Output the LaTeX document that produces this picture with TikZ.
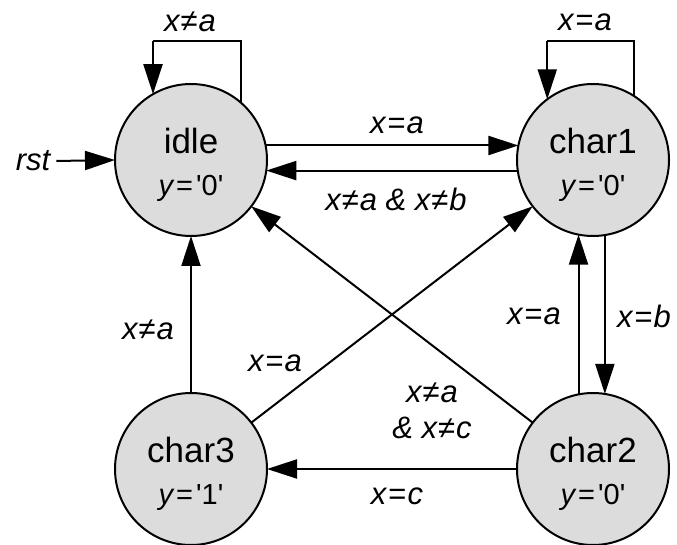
\documentclass[tikz,border=0pt]{standalone}
\usepackage{fontspec}
\setmainfont{Liberation Sans}
\usetikzlibrary{arrows.meta}
\definecolor{stategray}{RGB}{220,220,220}
\newcommand{\outval}[1]{{\fontsize{29}{30}\selectfont\itshape y\upshape\kern3pt=\kern3pt\textquotesingle#1\textquotesingle}}
\newcommand{\eqs}{\kern1.5pt=\kern1.5pt}
\newcommand{\nes}{\kern1pt≠\kern1pt}
\newcommand{\topstrut}{\rule{0pt}{35pt}}
\begin{document}
\begin{tikzpicture}[x=1pt,y=-1pt,
  state/.style={circle, draw, line width=2pt, fill=stategray, minimum size=152pt,
    inner sep=0pt, outer sep=0pt, align=center, font=\fontsize{35}{42}\selectfont},
  trans/.style={line width=2pt, -{Triangle[length=30pt,width=19pt]}},
  wire/.style={line width=2pt},
  lbl/.style={font=\fontsize{31}{36}\selectfont\itshape, inner sep=0pt}
]
\useasboundingbox (0,0) rectangle (677,545);

% states
\node[state] (idle)  at (191,160) {\topstrut idle\\\outval{0}};
\node[state] (char1) at (593,160) {\topstrut char1\\\outval{0}};
\node[state] (char3) at (191,469) {\topstrut char3\\\outval{1}};
\node[state] (char2) at (593,469) {\topstrut char2\\\outval{0}};

% height of the self-loop tops
\coordinate (looptop) at (0,41);

% reset input
\node[lbl, inner xsep=6pt] (rst) at (33,161) {rst};
\draw[trans] (rst.east) -- (idle.west);

% self loops
\draw[wire] (idle.49) -- (idle.49 |- looptop) -- (idle.120 |- looptop);
\draw[trans] (idle.120 |- looptop) -- (idle.120);
\node[lbl] (l-idle) at (190,22) {x\nes a};

\draw[wire] (char1.57) -- (char1.57 |- looptop) -- (char1.127 |- looptop);
\draw[trans] (char1.127 |- looptop) -- (char1.127);
\node[lbl] (l-c1) at (585,22) {x\eqs a};

% idle <-> char1
\draw[trans] (idle.11) -- (char1.169);
\node[lbl] (l-ic) at (397,125) {x\eqs a};
\draw[trans] (char1.188) -- (idle.-8);
\node[lbl] (l-ci) at (396,199) {x\nes a \& x\nes b};

% char3 -> idle
\draw[trans] (char3.north) -- (idle.south);
\node[lbl] (l-3i) at (148,330) {x\nes a};

% char3 -> char1
\draw[trans] (char3) -- (char1);
\node[lbl] (l-31) at (275,363) {x\eqs a};

% char2 -> idle
\draw[trans] (char2) -- (idle);
\node[lbl] (l-2ia) at (432,393) {x\nes a};
\node[lbl] (l-2ib) at (432,428) {\& x\nes c};

% char1 <-> char2
\draw[trans] (char2.101) -- (char1.259);
\node[lbl] (l-21) at (534,316) {x\eqs a};
\draw[trans] (char1.279) -- (char2.81);
\node[lbl] (l-12) at (644,316) {x\eqs b};

% char2 -> char3
\draw[trans] (char2.west) -- (char3.east);
\node[lbl] (l-23) at (397,496) {x\eqs c};
\end{tikzpicture}
\end{document}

***

* _SET PROBLEM_
Omitting all images, print the listing exactly.

* _SOLUTION TO THE PROBLEM_
Output the LaTeX document that produces this picture with TikZ.
\documentclass[tikz,border=0pt]{standalone}
\usepackage{fontspec}
\setmainfont{Liberation Sans}
\usetikzlibrary{arrows.meta}
\definecolor{stategray}{RGB}{220,220,220}
\newcommand{\outval}[1]{{\fontsize{29}{30}\selectfont\itshape y\upshape\kern3pt=\kern3pt\textquotesingle#1\textquotesingle}}
\newcommand{\eqs}{\kern1.5pt=\kern1.5pt}
\newcommand{\nes}{\kern1pt≠\kern1pt}
\newcommand{\topstrut}{\rule{0pt}{35pt}}
\begin{document}
\begin{tikzpicture}[x=1pt,y=-1pt,
  state/.style={circle, draw, line width=2pt, fill=stategray, minimum size=152pt,
    inner sep=0pt, outer sep=0pt, align=center, font=\fontsize{35}{42}\selectfont},
  trans/.style={line width=2pt, -{Triangle[length=30pt,width=19pt]}},
  wire/.style={line width=2pt},
  lbl/.style={font=\fontsize{31}{36}\selectfont\itshape, inner sep=0pt}
]
\useasboundingbox (0,0) rectangle (677,545);

% states
\node[state] (idle)  at (191,160) {\topstrut idle\\\outval{0}};
\node[state] (char1) at (593,160) {\topstrut char1\\\outval{0}};
\node[state] (char3) at (191,469) {\topstrut char3\\\outval{1}};
\node[state] (char2) at (593,469) {\topstrut char2\\\outval{0}};

% height of the self-loop tops
\coordinate (looptop) at (0,41);

% reset input
\node[lbl, inner xsep=6pt] (rst) at (33,161) {rst};
\draw[trans] (rst.east) -- (idle.west);

% self loops
\draw[wire] (idle.49) -- (idle.49 |- looptop) -- (idle.120 |- looptop);
\draw[trans] (idle.120 |- looptop) -- (idle.120);
\node[lbl] (l-idle) at (190,22) {x\nes a};

\draw[wire] (char1.57) -- (char1.57 |- looptop) -- (char1.127 |- looptop);
\draw[trans] (char1.127 |- looptop) -- (char1.127);
\node[lbl] (l-c1) at (585,22) {x\eqs a};

% idle <-> char1
\draw[trans] (idle.11) -- (char1.169);
\node[lbl] (l-ic) at (397,125) {x\eqs a};
\draw[trans] (char1.188) -- (idle.-8);
\node[lbl] (l-ci) at (396,199) {x\nes a \& x\nes b};

% char3 -> idle
\draw[trans] (char3.north) -- (idle.south);
\node[lbl] (l-3i) at (148,330) {x\nes a};

% char3 -> char1
\draw[trans] (char3) -- (char1);
\node[lbl] (l-31) at (275,363) {x\eqs a};

% char2 -> idle
\draw[trans] (char2) -- (idle);
\node[lbl] (l-2ia) at (432,393) {x\nes a};
\node[lbl] (l-2ib) at (432,428) {\& x\nes c};

% char1 <-> char2
\draw[trans] (char2.101) -- (char1.259);
\node[lbl] (l-21) at (534,316) {x\eqs a};
\draw[trans] (char1.279) -- (char2.81);
\node[lbl] (l-12) at (644,316) {x\eqs b};

% char2 -> char3
\draw[trans] (char2.west) -- (char3.east);
\node[lbl] (l-23) at (397,496) {x\eqs c};
\end{tikzpicture}
\end{document}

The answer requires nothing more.